You may find yourself still bracing for nonsense even when you are no longer in the old place.

You may also realize that part of what you miss is not the stress, but the role you played in that world. That can mess with your head more than expected.

There is a difference between leaving a job and fully recovering from what the job did to you.

What I Would Tell Someone Going Through It

If you are in the middle of burnout right now, here is my blunt advice.

First, stop lying to yourself about how bad it is. If you are drained all the time, constantly irritated, mentally checked out, and carrying work stress 24/7, that is not just a busy time; it is a stressful one.

Second, look hard at the environment. Not every problem is you. Sometimes the culture is bad. Sometimes the leadership is weak. Sometimes the team is dysfunctional. Sometimes the workload is unrealistic. Sometimes, all of the above decide to team up and beat you with a folding chair.

Third, stop treating overwork as if it were always noble. Working hard matters. Caring matters. But if the system depends on you being chronically exhausted to function, the system is broken.

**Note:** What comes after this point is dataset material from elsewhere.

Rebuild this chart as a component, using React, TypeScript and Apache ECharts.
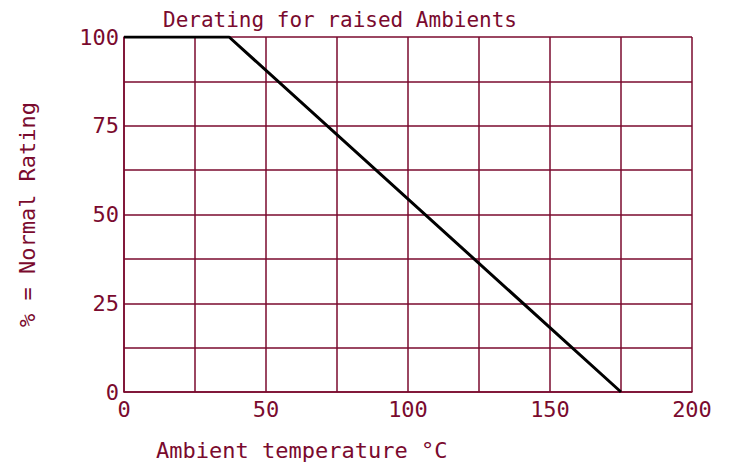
import React, { useEffect, useRef } from "react";
import * as echarts from "echarts";

const temperatures = [0, 37, 175];
const ratings = [100, 100, 0];
const titleText = "Derating for raised Ambients";
const xAxisTitle = "Ambient temperature °C";
const yAxisTitle = "% = Normal Rating";

const MAROON = "#7a0a2e";
const FONT = "DejaVu Sans Mono";

export default function App() {
  const ref = useRef<HTMLDivElement>(null);
  useEffect(() => {
    if (!ref.current) return;
    const chart = echarts.init(ref.current, undefined, { renderer: "svg" });
    chart.setOption({
      animation: false,
      backgroundColor: "#ffffff",
      title: {
        text: titleText,
        left: 158,
        top: 4,
        textStyle: { color: MAROON, fontFamily: FONT, fontWeight: "normal", fontSize: 21 },
      },
      graphic: [
        {
          type: "text",
          left: 156,
          top: 439,
          style: { text: xAxisTitle, fill: MAROON, font: `22px "${FONT}"` },
        },
      ],
      grid: { left: 124, right: 38, top: 37, bottom: 78 },
      xAxis: {
        type: "value",
        min: 0,
        max: 200,
        interval: 50,
        axisLine: { show: true, lineStyle: { color: MAROON, width: 1.5 } },
        axisTick: { show: false },
        minorTick: { show: false, splitNumber: 2 },
        splitLine: { show: true, lineStyle: { color: MAROON, width: 1.5 } },
        minorSplitLine: { show: true, lineStyle: { color: MAROON, width: 1.5 } },
        axisLabel: { color: MAROON, fontFamily: FONT, fontSize: 22, margin: 6 },
      },
      yAxis: {
        type: "value",
        min: 0,
        max: 100,
        interval: 25,
        name: yAxisTitle,
        nameLocation: "middle",
        nameGap: 86,
        nameTextStyle: { color: MAROON, fontFamily: FONT, fontSize: 22 },
        axisLine: { show: true, lineStyle: { color: MAROON, width: 1.5 } },
        axisTick: { show: false },
        minorTick: { show: false, splitNumber: 2 },
        splitLine: { show: true, lineStyle: { color: MAROON, width: 1.5 } },
        minorSplitLine: { show: true, lineStyle: { color: MAROON, width: 1.5 } },
        axisLabel: { color: MAROON, fontFamily: FONT, fontSize: 22, margin: 5 },
      },
      series: [
        {
          type: "line",
          data: temperatures.map((t, i) => [t, ratings[i]]),
          symbol: "none",
          lineStyle: { color: "#000000", width: 3 },
        },
      ],
    });
    return () => chart.dispose();
  }, []);
  return <div ref={ref} style={{ width: 730, height: 470, margin: -8 }} />;
}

Fourth, remember this: if you leave, the company will move on. That may sound cold, but it is actually freeing once you accept it. You do not owe your health, your peace, or your identity to an organization that would replace you and keep going.

Fifth, untangle your identity from your title. Your job is something you do. It is not your entire worth. I know that it is easy to say and harder to live, especially if you have been the go-to person for years. But it matters.

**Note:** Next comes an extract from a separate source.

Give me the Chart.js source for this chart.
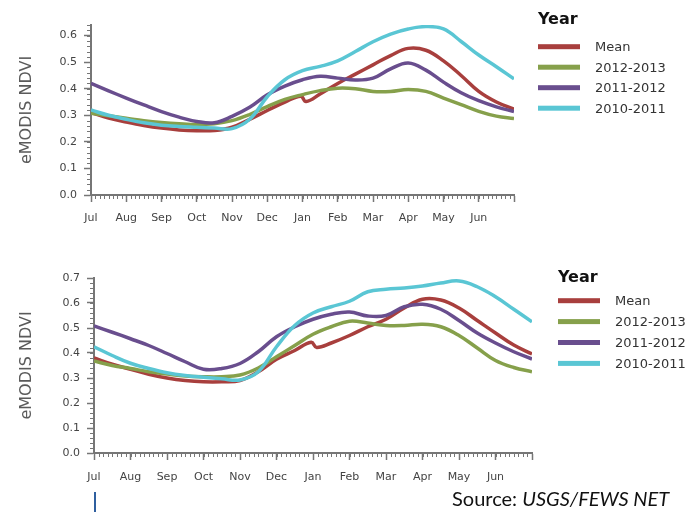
<!DOCTYPE html>
<html>
<head>
<meta charset="utf-8">
<script src="https://cdn.jsdelivr.net/npm/chart.js@4/dist/chart.umd.min.js"></script>
<style>
body { margin: 0; width: 696px; height: 512px; overflow: hidden; background: #fff; position: relative; }
#topChart { position: absolute; left: 0; top: 0; }
#bottomChart { position: absolute; left: 0; top: 250px; }
#source { position: absolute; left: 452px; top: 486px; font-family: Lato, sans-serif; font-size: 20px; color: #111; white-space: nowrap; }
#bar { position: absolute; left: 94px; top: 492px; width: 2px; height: 20px; background: #2f5f9f; }
</style>
</head>
<body>
<canvas id="topChart" width="696" height="240"></canvas>
<canvas id="bottomChart" width="688" height="240"></canvas>
<div id="bar"></div>
<div id="source">Source: <i>USGS/FEWS NET</i></div>
<script>
// months start at July, position 0 = 1 Jul, 12 = end of June
var monthLabels = ['Jul', 'Aug', 'Sep', 'Oct', 'Nov', 'Dec', 'Jan', 'Feb', 'Mar', 'Apr', 'May', 'Jun'];
var monthTicks = [0, 1, 2, 3, 4, 5, 6, 7, 8, 9, 10, 11, 12];
var topYTicks = [0, 0.1, 0.2, 0.3, 0.4, 0.5, 0.6];
var bottomYTicks = [0, 0.1, 0.2, 0.3, 0.4, 0.5, 0.6, 0.7];

var seriesNames = ['Mean', '2012-2013', '2011-2012', '2010-2011'];
var seriesColors = ['#a83f3d', '#86a04b', '#694e8e', '#5ac6d4'];

var samplePos = [0, 0.5, 1, 1.5, 2, 2.5, 3, 3.5, 4, 4.5, 5, 5.5, 6, 6.5, 7, 7.5, 8, 8.5, 9, 9.5, 10, 10.5, 11, 11.5, 12];
var meanPos = [0, 0.5, 1, 1.5, 2, 2.5, 3, 3.5, 4, 4.5, 5, 5.5, 5.95, 6.1, 6.5, 7, 7.5, 8, 8.5, 9, 9.5, 10, 10.5, 11, 11.5, 12];

// upper panel
var topMean = [0.31, 0.29, 0.275, 0.262, 0.252, 0.245, 0.242, 0.243, 0.255, 0.285, 0.318, 0.35, 0.372, 0.352, 0.38, 0.42, 0.455, 0.49, 0.525, 0.552, 0.545, 0.505, 0.45, 0.39, 0.35, 0.323];
var top1213 = [0.308, 0.298, 0.289, 0.28, 0.273, 0.268, 0.265, 0.268, 0.28, 0.303, 0.333, 0.36, 0.378, 0.393, 0.402, 0.4, 0.39, 0.39, 0.397, 0.39, 0.365, 0.34, 0.315, 0.297, 0.288];
var top1112 = [0.42, 0.392, 0.365, 0.339, 0.314, 0.293, 0.277, 0.272, 0.296, 0.33, 0.377, 0.41, 0.434, 0.447, 0.44, 0.433, 0.44, 0.475, 0.497, 0.47, 0.425, 0.385, 0.355, 0.332, 0.314];
var top1011 = [0.32, 0.3, 0.285, 0.272, 0.263, 0.258, 0.255, 0.252, 0.25, 0.285, 0.37, 0.434, 0.468, 0.484, 0.505, 0.54, 0.577, 0.606, 0.625, 0.634, 0.625, 0.578, 0.527, 0.483, 0.437];

// lower panel
var bottomMean = [0.38, 0.355, 0.335, 0.315, 0.3, 0.29, 0.285, 0.285, 0.29, 0.325, 0.375, 0.41, 0.443, 0.422, 0.44, 0.47, 0.505, 0.535, 0.58, 0.615, 0.612, 0.58, 0.53, 0.48, 0.432, 0.396];
var bottom1213 = [0.368, 0.35, 0.338, 0.325, 0.316, 0.308, 0.305, 0.305, 0.312, 0.34, 0.385, 0.43, 0.475, 0.505, 0.527, 0.52, 0.51, 0.51, 0.515, 0.505, 0.47, 0.42, 0.37, 0.342, 0.325];
var bottom1112 = [0.508, 0.483, 0.457, 0.43, 0.398, 0.365, 0.335, 0.338, 0.358, 0.405, 0.465, 0.505, 0.535, 0.555, 0.564, 0.548, 0.55, 0.585, 0.595, 0.575, 0.53, 0.48, 0.44, 0.405, 0.376];
var bottom1011 = [0.425, 0.39, 0.359, 0.338, 0.321, 0.31, 0.303, 0.297, 0.292, 0.325, 0.425, 0.51, 0.56, 0.585, 0.607, 0.645, 0.655, 0.66, 0.668, 0.68, 0.688, 0.665, 0.625, 0.575, 0.525];

var axisColor = '#767676';

function pairs(pos, vals) {
    return vals.map(function (v, i) { return { x: pos[i], y: v }; });
}

// short ticks between the labelled ones
var minorTicks = {
    id: 'minorTicks',
    afterDraw: function (chart, args, opts) {
        var ctx = chart.ctx, xs = chart.scales.x, ys = chart.scales.y;
        var area = chart.chartArea;
        ctx.save();
        ctx.strokeStyle = axisColor;
        ctx.lineWidth = 1;
        ctx.beginPath();
        for (var m = 0; m <= 12.001; m += 1 / 8) {
            var px = Math.round(xs.getPixelForValue(m)) + 0.5;
            ctx.moveTo(px, area.bottom);
            ctx.lineTo(px, area.bottom + 4);
        }
        for (var v = 0; v <= ys.max + 0.0001; v += 0.02) {
            var py = Math.round(ys.getPixelForValue(v)) + 0.5;
            ctx.moveTo(area.left - 4, py);
            ctx.lineTo(area.left, py);
        }
        ctx.stroke();
        ctx.restore();
    }
};

var yearLegend = {
    id: 'yearLegend',
    afterDraw: function (chart, args, opts) {
        var ctx = chart.ctx;
        ctx.save();
        ctx.textBaseline = 'middle';
        ctx.textAlign = 'left';
        ctx.fillStyle = '#111';
        ctx.font = 'bold 16px "DejaVu Sans"';
        ctx.fillText(opts.title, opts.x, opts.titleY);
        ctx.font = '13px "DejaVu Sans"';
        chart.data.datasets.forEach(function (ds, i) {
            var yy = opts.y + i * opts.gap;
            ctx.fillStyle = ds.borderColor;
            ctx.fillRect(opts.x, yy - 2.5, 42, 5);
            ctx.fillStyle = '#333';
            ctx.fillText(ds.label, opts.x + 57, yy + 1);
        });
        ctx.restore();
    }
};

function renderPanel(id, series, yMax, yTicks, pad, yWidth, xHeight, xPad, legend) {
    var ctx = document.getElementById(id);
    var posList = [meanPos, samplePos, samplePos, samplePos];
    return new Chart(ctx, {
        type: 'line',
        data: {
            datasets: series.map(function (vals, i) {
                return {
                    label: seriesNames[i],
                    data: pairs(posList[i], vals),
                    borderColor: seriesColors[i],
                    backgroundColor: seriesColors[i],
                    borderWidth: 3.5,
                    pointRadius: 0,
                    tension: 0.4,
                    order: 4 - i
                };
            })
        },
        options: {
            responsive: false,
            animation: false,
            layout: { padding: pad },
            plugins: {
                legend: { display: false },
                tooltip: { enabled: false },
                yearLegend: legend
            },
            scales: {
                x: {
                    type: 'linear',
                    min: 0,
                    max: 12,
                    afterBuildTicks: function (scale) {
                        scale.ticks = monthTicks.map(function (v) { return { value: v }; });
                    },
                    afterFit: function (scale) { scale.height = xHeight; },
                    ticks: {
                        autoSkip: false,
                        maxRotation: 0,
                        padding: xPad,
                        color: '#444',
                        font: { family: 'DejaVu Sans', size: 11 },
                        callback: function (value, index) { return monthLabels[index] || ''; }
                    },
                    grid: { drawOnChartArea: false, tickLength: 7, tickColor: axisColor, tickWidth: 1.5 },
                    border: { color: axisColor, width: 2 }
                },
                y: {
                    min: 0,
                    max: yMax,
                    afterBuildTicks: function (scale) {
                        scale.ticks = yTicks.map(function (v) { return { value: v }; });
                    },
                    afterFit: function (scale) { scale.width = yWidth; },
                    ticks: {
                        padding: 7,
                        color: '#444',
                        font: { family: 'DejaVu Sans', size: 11 },
                        callback: function (value) { return value.toFixed(1); }
                    },
                    grid: { drawOnChartArea: false, tickLength: 7, tickColor: axisColor, tickWidth: 1.5 },
                    border: { color: axisColor, width: 2 },
                    title: {
                        display: true,
                        text: 'eMODIS NDVI',
                        color: '#5a5a5a',
                        font: { family: 'DejaVu Sans', size: 16 }
                    }
                }
            }
        },
        plugins: [minorTicks, yearLegend]
    });
}

renderPanel('topChart', [topMean, top1213, top1112, top1011], 0.64, topYTicks,
    { left: 13, top: 25, right: 182, bottom: 0 }, 78, 45, 10,
    { title: 'Year', x: 538, titleY: 20, y: 46.7, gap: 20.5 });

renderPanel('bottomChart', [bottomMean, bottom1213, bottom1112, bottom1011], 0.7, bottomYTicks,
    { left: 13, top: 28, right: 156, bottom: 0 }, 81, 37, 11,
    { title: 'Year', x: 558, titleY: 28, y: 50.7, gap: 20.9 });
</script>
</body>
</html>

Sixth, give yourself permission to make a move before you are completely cooked. Too many people wait until they are mentally and physically wrecked before they decide enough is enough.

What Helped Me

What helped me most was getting honest.

Honest that I was burned out.
Honest, the environment had taken more out of me than I wanted to admit.
Honest, that staying longer was not going to magically fix leadership, culture, or workload.
Honest, the company was going to keep moving whether I stayed or left.
Honest, that part of my struggle wasn't just the job itself, but what leaving it meant for my ego and identity.

That honesty matters because once you call it what it is, you can finally start making better decisions.

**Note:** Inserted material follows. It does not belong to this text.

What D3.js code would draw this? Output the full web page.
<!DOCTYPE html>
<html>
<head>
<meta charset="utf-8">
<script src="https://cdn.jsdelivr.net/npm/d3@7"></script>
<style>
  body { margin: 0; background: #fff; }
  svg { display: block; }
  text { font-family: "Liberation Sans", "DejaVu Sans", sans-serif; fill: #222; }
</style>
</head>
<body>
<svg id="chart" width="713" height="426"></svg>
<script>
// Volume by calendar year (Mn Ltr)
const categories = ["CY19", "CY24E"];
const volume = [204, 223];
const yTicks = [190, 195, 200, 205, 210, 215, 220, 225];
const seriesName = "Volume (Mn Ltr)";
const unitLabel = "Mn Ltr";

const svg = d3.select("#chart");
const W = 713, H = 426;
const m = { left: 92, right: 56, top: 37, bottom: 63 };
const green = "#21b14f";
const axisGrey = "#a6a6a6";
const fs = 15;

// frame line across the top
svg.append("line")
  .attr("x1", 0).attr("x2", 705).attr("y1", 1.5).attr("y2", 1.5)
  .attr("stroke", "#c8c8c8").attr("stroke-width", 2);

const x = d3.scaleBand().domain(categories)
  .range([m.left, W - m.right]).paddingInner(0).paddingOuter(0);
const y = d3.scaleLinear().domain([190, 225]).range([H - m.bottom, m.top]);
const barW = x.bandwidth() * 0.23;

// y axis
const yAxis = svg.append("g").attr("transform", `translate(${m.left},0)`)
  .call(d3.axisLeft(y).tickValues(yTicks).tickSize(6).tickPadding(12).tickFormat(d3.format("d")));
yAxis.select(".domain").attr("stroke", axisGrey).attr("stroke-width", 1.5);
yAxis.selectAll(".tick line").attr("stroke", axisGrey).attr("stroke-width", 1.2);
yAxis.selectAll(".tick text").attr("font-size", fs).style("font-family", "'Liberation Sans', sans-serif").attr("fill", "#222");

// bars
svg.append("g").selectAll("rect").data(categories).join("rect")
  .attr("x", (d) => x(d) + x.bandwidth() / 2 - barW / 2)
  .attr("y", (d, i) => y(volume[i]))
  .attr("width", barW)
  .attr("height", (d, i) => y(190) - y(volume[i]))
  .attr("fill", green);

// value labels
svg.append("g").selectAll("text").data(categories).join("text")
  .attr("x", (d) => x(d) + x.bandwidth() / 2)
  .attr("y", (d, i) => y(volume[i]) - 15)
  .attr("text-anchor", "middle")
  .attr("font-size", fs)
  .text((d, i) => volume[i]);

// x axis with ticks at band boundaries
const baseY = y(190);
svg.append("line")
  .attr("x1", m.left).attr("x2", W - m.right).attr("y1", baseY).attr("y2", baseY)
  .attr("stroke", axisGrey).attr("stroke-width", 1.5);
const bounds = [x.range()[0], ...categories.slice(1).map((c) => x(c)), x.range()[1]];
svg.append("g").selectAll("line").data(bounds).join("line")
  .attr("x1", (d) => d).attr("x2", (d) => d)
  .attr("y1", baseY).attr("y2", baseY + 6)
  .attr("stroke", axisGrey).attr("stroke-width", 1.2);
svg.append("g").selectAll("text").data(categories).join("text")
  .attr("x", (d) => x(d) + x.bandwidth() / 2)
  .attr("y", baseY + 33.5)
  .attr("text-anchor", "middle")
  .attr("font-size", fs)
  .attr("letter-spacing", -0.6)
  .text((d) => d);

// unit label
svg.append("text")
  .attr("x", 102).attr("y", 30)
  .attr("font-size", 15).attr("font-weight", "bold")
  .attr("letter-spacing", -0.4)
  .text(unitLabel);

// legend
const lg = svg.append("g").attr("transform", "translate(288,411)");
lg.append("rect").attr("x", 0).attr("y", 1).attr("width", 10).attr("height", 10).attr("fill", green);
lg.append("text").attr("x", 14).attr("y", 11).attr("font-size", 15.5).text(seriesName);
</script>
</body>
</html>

For me, that meant stepping back, reassessing what I actually wanted, and thinking more seriously about what kind of work I want in the next chapter of my career. Not just what pays well. Not just what sounds impressive. What kind of work is sustainable? What kind of work fits who I am now?

That is a different question, and probably a better one.

Final Thoughts

If you are dealing with burnout, here is the truth: you are not weak or crazy.

Sometimes you have just been carrying too much for too long in an environment that keeps taking and rarely gives back.

Many experienced people, especially in IT and cybersecurity, get trapped by competence. We can handle a lot, so people keep handing us more. We become the safety net, the fixer, the one who can absorb the chaos. After a while, that role stops feeling important and starts feeling expensive.

Burnout is expensive.

It costs energy, perspective, motivation, and sometimes a piece of who you are.

The good news is you can come back from it. But the first step is being honest that it is happening.

I wish I had done that sooner.

If this sounds like where you are right now, take a hard look at your situation. Not the title. Not the paycheck. Not the story you have been telling yourself. The actual situation.

Then decide whether the job is building your life or slowly grinding it down.

That answer matters more than most people want to admit.